Soal kelesuan juga menghantam bisnis MRT Jakarta yang baru berusia satu tahun. Hal itu sebagai imbas dari kebijakan Pemprov DKI Jakarta untuk melaksanakan Pembatasan Sosial Berskala Besar (PSBB) yang mengakibatkan jumlah penumpang MRT berkurang drastis. Bahkan tujuh stasiun harus tutup demi mengurangi penyebaran covid-19.
Berdasarkan data Selasa, 28 April 2020, jumlah penumpang MRT Jakarta tinggal 2.080 orang. Jumlah itu jauh di bawah kondisi normal yang mencapai 109.873 penumpang per hari. Tentu saja, penurunan jumlah penumpang secara langsung mempengaruhi pendapatan MRT Jakarta.
Meskipun demikian, Dirut MRT Jakarta William Sabandar bertekad tidak akan mengurangi jumlah karyawan tetapnya yang saat ini mencapai 699 orang.
Mengapa? "Karena kami harus menjamin kualitas layanan bertaraf internasional," kata William, dalam diskusi daring dengan sejumlah jurnalis, Rabu, 29 April 2020.

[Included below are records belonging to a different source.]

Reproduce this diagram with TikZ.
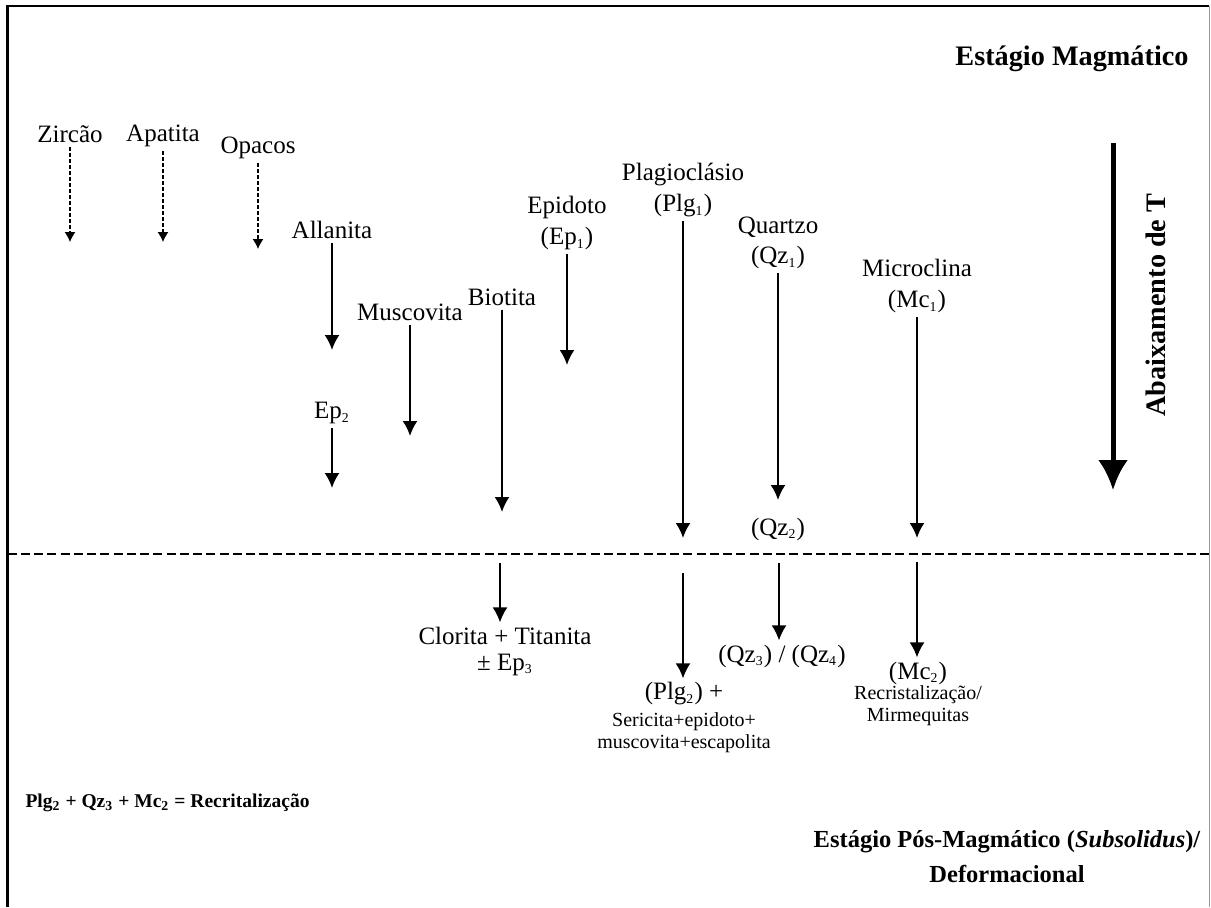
\documentclass[tikz,border=0pt]{standalone}
\usepackage{fontspec}
\setmainfont{Liberation Serif}
\usetikzlibrary{arrows.meta,positioning}
\newcommand{\indx}[1]{\textsubscript{\fontsize{5.5}{6}\selectfont #1}}

\begin{document}
\begin{tikzpicture}[x=0.4pt,y=-0.4pt]
\tikzstyle{mineral}=[font=\fontsize{10}{12.2}\selectfont, align=center, inner sep=1.5pt]
\tikzstyle{pequeno}=[font=\fontsize{8}{8.8}\selectfont, align=center, inner sep=1pt]
\tikzstyle{titulo}=[font=\bfseries\fontsize{11.3}{14}\selectfont, align=center, inner sep=0pt]
\tikzstyle{seta}=[-{Latex[width=6pt, length=6pt]}, line width=0.8pt]
\tikzstyle{tracejada}=[-{Latex[width=4.4pt, length=4pt]}, line width=0.5pt, dash pattern=on 1.6pt off 0.8pt]
\tikzstyle{grossa}=[-{Latex[width=12pt, length=12pt]}, line width=2pt]

  \useasboundingbox (0,0) rectangle (1211,907);

  % moldura
  \draw[line width=1pt] (7.5,907) -- (7.5,6) -- (1209,6);
  \draw[black!40, line width=0.4pt] (1209,6) -- (1209,907);
  \draw[line width=0.8pt, dash pattern=on 3.6pt off 1.7pt] (7.5,554) -- (1209,554);

  % estagio magmatico
  \node[titulo, anchor=east] (magmatico) at (1189,59) {Estágio Magmático};

  \node[mineral] (zircao)     at (70,134)  {Zircão};
  \node[mineral] (apatita)    at (163,136) {Apatita};
  \node[mineral] (opacos)     at (258,148) {Opacos};
  \node[mineral] (allanita)   at (332,230) {Allanita};
  \node[mineral] (ep2)        at (332,413) {Ep\indx{2}};
  \node[mineral] (muscovita)  at (410,312) {Muscovita};
  \node[mineral] (biotita)    at (502,297) {Biotita};
  \node[mineral] (epidoto)    at (567,223) {Epidoto\\(Ep\indx{1})};
  \node[mineral] (plagio)     at (683,190) {Plagioclásio\\(Plg\indx{1})};
  \node[mineral] (quartzo)    at (778,243) {Quartzo\\(Qz\indx{1})};
  \node[mineral] (microclina) at (917,286) {Microclina\\(Mc\indx{1})};
  \node[mineral] (qz2)        at (778,529) {(Qz\indx{2})};

  \coordinate (zircao-fim)     at (70,242);
  \coordinate (apatita-fim)    at (163,242);
  \coordinate (opacos-fim)     at (258,249);
  \coordinate (allanita-fim)   at (332,350);
  \coordinate (ep2-fim)        at (332,488);
  \coordinate (muscovita-fim)  at (410,436);
  \coordinate (biotita-fim)    at (502,512);
  \coordinate (epidoto-fim)    at (567,365);
  \coordinate (plagio-fim)     at (683,538);
  \coordinate (quartzo-fim)    at (778,500);
  \coordinate (microclina-fim) at (917,538);

  \draw[tracejada] (zircao)  -- (zircao-fim);
  \draw[tracejada] (apatita) -- (apatita-fim);
  \draw[tracejada] (opacos)  -- (opacos-fim);
  \draw[seta] (allanita)   -- (allanita-fim);
  \draw[seta] (ep2)        -- (ep2-fim);
  \draw[seta] (muscovita)  -- (muscovita-fim);
  \draw[seta] (biotita)    -- (biotita-fim);
  \draw[seta] (epidoto)    -- (epidoto-fim);
  \draw[seta] (plagio)     -- (plagio-fim);
  \draw[seta] (quartzo)    -- (quartzo-fim);
  \draw[seta] (microclina) -- (microclina-fim);

  % abaixamento de T
  \coordinate (t-inicio) at (1113,143);
  \coordinate (t-fim)    at (1113,490);
  \draw[grossa] (t-inicio) -- (t-fim);
  \node[titulo, rotate=90] (abaixamento) at (1156,305) {Abaixamento de T};

  % estagio pos-magmatico
  \node[mineral, font=\fontsize{10}{10.4}\selectfont] (clorita) at (505,651) {Clorita + Titanita\\± Ep\indx{3}};
  \node[mineral] (plg2)    at (684,694) {(Plg\indx{2}) +};
  \node[pequeno] (sericita) [below=0pt of plg2] {Sericita+epidoto+\\muscovita+escapolita};
  \node[mineral] (qz34)    at (782,656) {(Qz\indx{3}) / (Qz\indx{4})};
  \node[mineral] (mc2)     at (918,673) {(Mc\indx{2})};
  \node[pequeno] (recrist) [below=-2.5pt of mc2] {Recristalização/\\Mirmequitas};

  \coordinate (biotita-b)    at (500,563);
  \coordinate (plagio-b)     at (683,573);
  \coordinate (quartzo-b)    at (779,563);
  \coordinate (microclina-b) at (917,562);

  \draw[seta] (biotita-b)    -- (biotita-b |- clorita.north);
  \draw[seta] (plagio-b)     -- (plagio-b |- plg2.north);
  \draw[seta] (quartzo-b)    -- (quartzo-b |- qz34.north);
  \draw[seta] (microclina-b) -- (microclina-b |- mc2.north);

  \node[anchor=west, inner sep=0pt, font=\bfseries\fontsize{7.8}{9}\selectfont] (formula) at (25,803)
    {Plg\indx{2} + Qz\indx{3} + Mc\indx{2} = Recritalização};

  \node[titulo, font=\bfseries\fontsize{9.8}{14}\selectfont] (posmagmatico) at (1007,857)
    {Estágio Pós-Magmático (\textit{Subsolidus})/\\Deformacional};

\end{tikzpicture}
\end{document}
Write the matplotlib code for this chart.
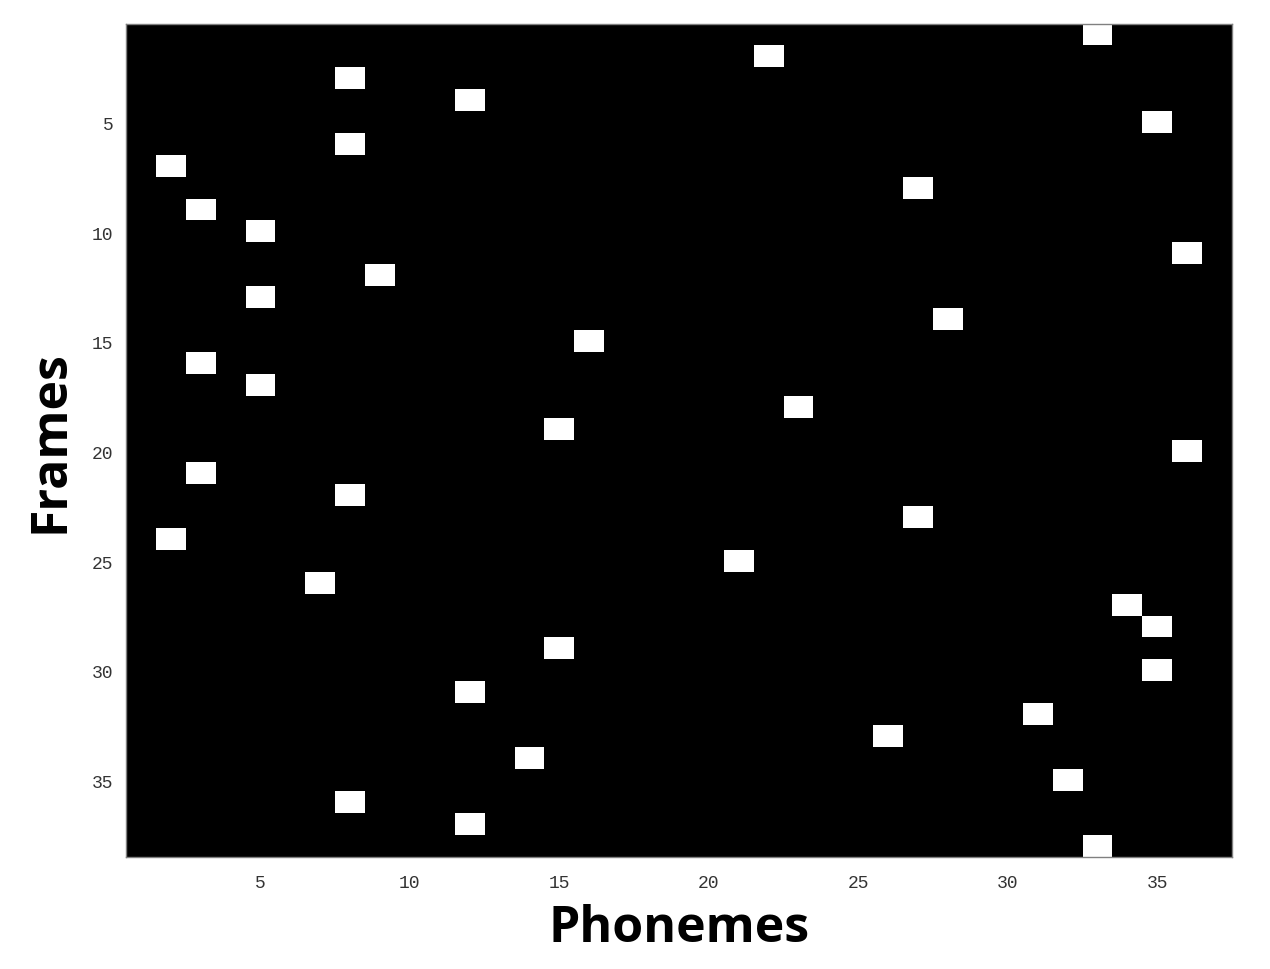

Selain itu, MRT Jakarta juga tak akan menerima karyawan baru alias zero growth pada tahun ini. Pihak perusahaan terpaksa harus merevisi rencana penambahan jumlah karyawan menjadi 720 orang di tahun ini. Penambahan karyawan baru hanya akan dilakukan jika wabah covid-19 sudah berakhir dan kondisi perekonomian membaik, yang diprediksi awal tahun depan.
Karena bertekad tidak ada PHK, MRT harus melakukan efisiensi. Hal itu dilakukan dengan mengurangi perjalanan dinas, apalagi ke luar negeri. Efisiensi lain adalah dengan meminimalisir training. Karena itulah, rencana pembelian simulator senilai Rp100 miliar pun ditunda.
"Sebagai gantinya, para calon masinis menjalani training dengan memanfaatkan kereta operasional. Karena tidak ada simulator, mereka memanfaatkan jam istirahat kereta," jelas William.
Hal itu dimungkinkan mengingat saat ini jam operasional kereta dibatasi hanya pukul 06.00-18.00 WIB. Di saat pelaksanaan PSBB, dalam sehari MRT hanya mengoperasikan tiga kereta, jauh menurun dari 14 kereta di saat kondisi normal.